Another record high for oil prices depressed U.S. markets Thursday and took the shine off the much-anticipated launch of Google Inc., while a strong performance by gold stocks added welcome lustre to Toronto markets.

At close, Toronto’s S&P/TSX composite was ahead by 70.95 points or 0.86% to 8293.94, while the TSX Venture Exchange added 7.38 points or 0.49% at 1500.50.

The Dow industrial average was off 42.33 points or 0.49% to 10040.82. The Nasdaq fell 11.48 points or 0.63% at 1819.89, while the S&P 500 lost 3.94 points or 0.36% to 1091.23.

The Canadian dollar was up 0.41¢ in late trading, to US77.04¢.

On Bay Street, the TSX gold sub-index jumped 4.31% as investors jumped into Kinross Gold (up 4.99% on the day), Barrick Gold (3.63%) and Placer Dome (3.8%) among others.
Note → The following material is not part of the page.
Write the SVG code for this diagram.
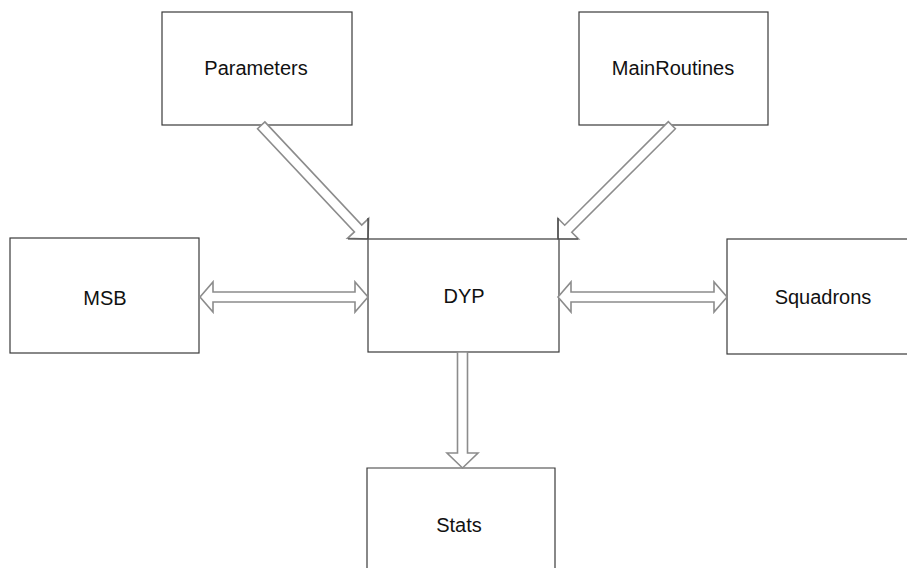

Trading was heavy in those issues.

Toronto also got a lift from tech shares, up 0.62% as a whole, and in particular Nortel Networks, which jumped 4.09% on volume of more than 37 million shares. The increase came after the company said it will slash its workforce by 3,500 jobs, or 10%, and has fired seven more finance employees “for cause.” Nortel also said “estimated limited preliminary unaudited” earnings per share in the first half of 2004 were zero to US2¢ a share.

Energy shares were also up (1.24%) as world oil prices continued to rise, while financials rose 0.45%. Only three sub-sectors were down on the day.

Along with Nortel, Bombardier was one of the most actively traded on the TSX; its shares jumped almost 5% on volume of more than 14 million shares. Bombardier stock hit a 10-year low on Wednesday.

In New York, the spike in oil prices raised fears that the psychologically important US$50 a barrel mark could be breached. On Thursday, light sweet crude oil for September delivery traded up 83¢ at US$48.10 per barrel in New York amid a decline in U.S. oil and gasoline inventories and continued uncertainty over supply from Iraq.

Shares of Google took off, gaining 18% at US$100.34 on the Nasdaq as it began trading after the Internet company’s initial public offering. The offering, smaller than originally planned, raised US$1.67 billion.